● Problem details: Your task is to gather the lines below that hold the string "React".

● Provided data:
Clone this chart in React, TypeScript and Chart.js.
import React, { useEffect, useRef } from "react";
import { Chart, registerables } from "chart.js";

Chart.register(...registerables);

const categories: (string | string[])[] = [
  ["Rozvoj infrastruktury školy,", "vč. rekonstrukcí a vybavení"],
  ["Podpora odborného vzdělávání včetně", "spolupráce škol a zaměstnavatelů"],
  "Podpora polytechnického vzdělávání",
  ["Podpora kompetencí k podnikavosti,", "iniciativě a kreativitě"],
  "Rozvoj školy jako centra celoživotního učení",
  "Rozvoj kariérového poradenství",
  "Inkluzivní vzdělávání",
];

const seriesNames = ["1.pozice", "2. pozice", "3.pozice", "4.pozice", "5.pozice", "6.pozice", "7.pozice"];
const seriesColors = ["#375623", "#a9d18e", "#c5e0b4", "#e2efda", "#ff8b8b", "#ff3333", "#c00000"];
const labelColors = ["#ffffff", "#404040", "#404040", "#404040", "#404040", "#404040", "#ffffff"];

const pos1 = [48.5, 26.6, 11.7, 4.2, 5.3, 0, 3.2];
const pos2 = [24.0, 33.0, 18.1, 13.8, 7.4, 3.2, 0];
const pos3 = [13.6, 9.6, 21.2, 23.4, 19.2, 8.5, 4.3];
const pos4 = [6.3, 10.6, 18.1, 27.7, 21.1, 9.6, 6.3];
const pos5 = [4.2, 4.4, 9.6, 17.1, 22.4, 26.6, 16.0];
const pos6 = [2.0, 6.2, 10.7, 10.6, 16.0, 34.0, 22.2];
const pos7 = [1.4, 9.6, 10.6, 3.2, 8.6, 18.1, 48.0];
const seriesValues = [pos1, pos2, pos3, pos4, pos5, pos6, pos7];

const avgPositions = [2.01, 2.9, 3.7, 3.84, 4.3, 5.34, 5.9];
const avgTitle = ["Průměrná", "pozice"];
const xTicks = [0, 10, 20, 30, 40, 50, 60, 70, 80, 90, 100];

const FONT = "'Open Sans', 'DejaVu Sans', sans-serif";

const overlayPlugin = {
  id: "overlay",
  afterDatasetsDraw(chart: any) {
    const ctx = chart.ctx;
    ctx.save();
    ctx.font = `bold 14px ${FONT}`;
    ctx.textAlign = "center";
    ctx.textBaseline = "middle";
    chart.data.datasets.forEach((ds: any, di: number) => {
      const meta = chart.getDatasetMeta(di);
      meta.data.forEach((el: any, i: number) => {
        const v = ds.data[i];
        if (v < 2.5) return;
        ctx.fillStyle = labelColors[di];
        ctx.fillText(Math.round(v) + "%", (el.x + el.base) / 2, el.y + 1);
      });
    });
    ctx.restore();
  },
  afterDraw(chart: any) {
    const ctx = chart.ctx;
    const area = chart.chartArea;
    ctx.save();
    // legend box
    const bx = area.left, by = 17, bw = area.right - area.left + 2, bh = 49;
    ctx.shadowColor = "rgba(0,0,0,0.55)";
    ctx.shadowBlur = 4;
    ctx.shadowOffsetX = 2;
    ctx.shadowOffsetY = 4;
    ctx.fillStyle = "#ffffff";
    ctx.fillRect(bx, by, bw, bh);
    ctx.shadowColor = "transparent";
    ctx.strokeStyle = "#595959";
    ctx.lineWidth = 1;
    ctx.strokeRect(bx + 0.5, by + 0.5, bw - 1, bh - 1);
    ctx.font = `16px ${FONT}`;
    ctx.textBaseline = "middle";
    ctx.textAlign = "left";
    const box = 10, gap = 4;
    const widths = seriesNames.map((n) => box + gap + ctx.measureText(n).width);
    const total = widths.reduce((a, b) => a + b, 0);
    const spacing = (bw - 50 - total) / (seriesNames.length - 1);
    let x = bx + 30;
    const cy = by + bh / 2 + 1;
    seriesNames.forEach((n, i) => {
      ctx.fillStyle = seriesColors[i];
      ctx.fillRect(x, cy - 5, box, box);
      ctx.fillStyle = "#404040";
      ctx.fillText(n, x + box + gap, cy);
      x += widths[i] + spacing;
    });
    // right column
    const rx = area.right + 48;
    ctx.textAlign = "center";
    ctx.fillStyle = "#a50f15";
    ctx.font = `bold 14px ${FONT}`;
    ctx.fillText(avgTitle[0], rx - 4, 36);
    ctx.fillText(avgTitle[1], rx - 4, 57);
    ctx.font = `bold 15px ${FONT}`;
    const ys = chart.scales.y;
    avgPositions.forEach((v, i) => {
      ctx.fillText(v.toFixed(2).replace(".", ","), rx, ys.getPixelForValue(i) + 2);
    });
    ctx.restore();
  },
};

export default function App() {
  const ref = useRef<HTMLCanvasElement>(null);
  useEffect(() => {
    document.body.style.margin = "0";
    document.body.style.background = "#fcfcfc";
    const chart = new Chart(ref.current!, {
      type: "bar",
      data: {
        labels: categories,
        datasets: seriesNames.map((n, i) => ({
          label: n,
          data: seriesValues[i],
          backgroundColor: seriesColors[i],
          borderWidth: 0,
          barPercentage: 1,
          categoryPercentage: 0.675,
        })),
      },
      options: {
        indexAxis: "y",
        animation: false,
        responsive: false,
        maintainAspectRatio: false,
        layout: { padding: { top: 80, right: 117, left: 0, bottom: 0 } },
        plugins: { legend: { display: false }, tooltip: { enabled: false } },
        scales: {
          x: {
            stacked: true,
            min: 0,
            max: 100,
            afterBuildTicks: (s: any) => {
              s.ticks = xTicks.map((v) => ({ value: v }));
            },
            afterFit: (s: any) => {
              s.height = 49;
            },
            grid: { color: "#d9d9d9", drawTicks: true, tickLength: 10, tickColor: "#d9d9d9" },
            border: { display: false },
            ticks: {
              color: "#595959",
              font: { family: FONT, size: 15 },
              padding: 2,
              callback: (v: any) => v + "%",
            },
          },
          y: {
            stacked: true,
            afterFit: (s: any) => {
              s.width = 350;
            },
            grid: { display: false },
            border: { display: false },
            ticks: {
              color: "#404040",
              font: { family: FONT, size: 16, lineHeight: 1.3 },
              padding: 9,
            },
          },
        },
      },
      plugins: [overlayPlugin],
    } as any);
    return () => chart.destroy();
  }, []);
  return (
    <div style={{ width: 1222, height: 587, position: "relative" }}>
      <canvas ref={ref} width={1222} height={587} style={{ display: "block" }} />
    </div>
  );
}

● Completed task:
Clone this chart in React, TypeScript and Chart.js.
import React, { useEffect, useRef } from "react";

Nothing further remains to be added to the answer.